Competition began at 9 a.m., and at 6:30 p.m. the four finalists settled into their heavy leather chairs. The winners were two dentists, Drs. Charles F. Tobin and Kenneth Kingsbury. From the sponsor, the San Francisco Chronicle, they received a handsome trophy done by Sculptor Stefan A. Novak—an 18-inch job depicting a double-five domino of rubbed walnut with ivory insets, mounted on a block of polished black marble set off by silver title plates. They also won first-class trips to Hawaii (for four) aboard a Matson liner.
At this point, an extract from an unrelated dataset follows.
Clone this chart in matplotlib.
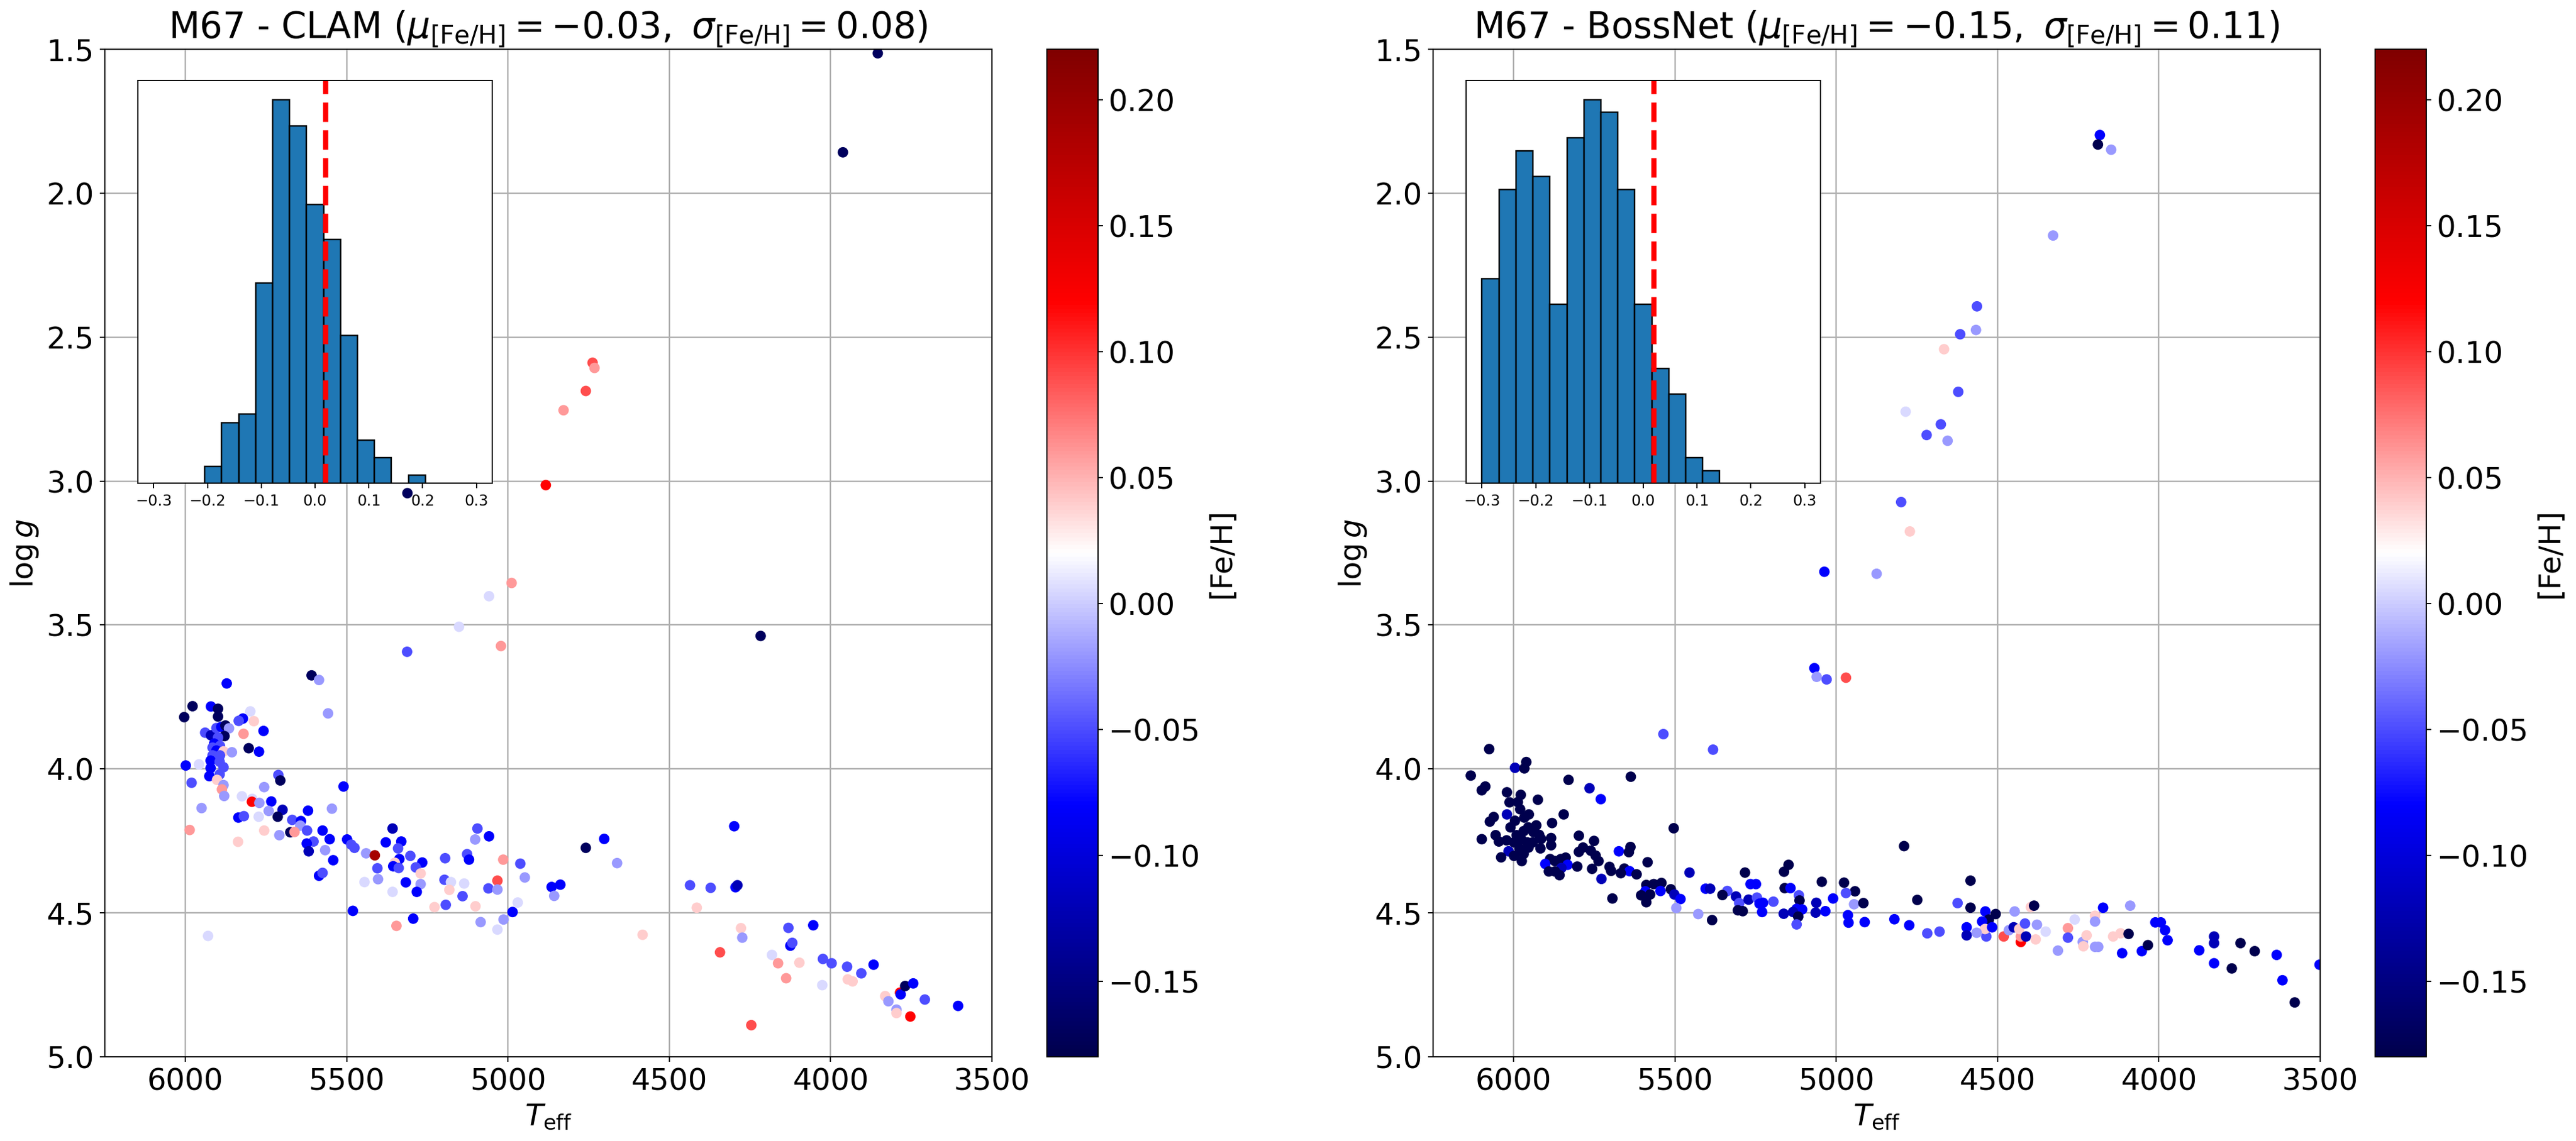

One feature of the tournament was the appearance of a team from the 49ers, Quarterback John Brodie and Linebacker Matt Hazeltine, the brains of the 49er offense and defense, respectively. They were wiped out in the first go-round.



•San Francisco Giant Manager Alvin Dark on Willie Mays: "Half step slower or not, Willie is still the greatest all-round player in the game today. He hasn't lost any of his power, and he has a greater knowledge of the strike zone. The tip-off to his greatness is this: He hit 40 home runs last year, drove in 123 runs, led the league with 129 runs scored, batted .308. And still there were some who wrote that he didn't have a good year!"

•Shelby Metcalfe, assistant basketball coach of Texas A&M, on his part in a recent Texas vs. Aggie fistfight: "I just got out my pocket comb and helped the Texas band play The Star-Spangled Banner."

•Bob Devaney, new football coach at the University of Nebraska: "I don't expect to win enough games to be put on NCAA probation. I just want to win enough to warrant an investigation."

•Norm Cash of Detroit, American League batting champion, accepting an award as Texas' professional athlete of the year: "If Uncle Sam will just draft a few more left-handed pitchers, maybe I'll be back here next year."

•Jack Price, trainer of Carry Back, after his horse was blocked on the stretch turn in the 12-horse Widener Handicap: "This is just like the Kentucky Derby—a cavalry charge—and a good horse can get beat easy."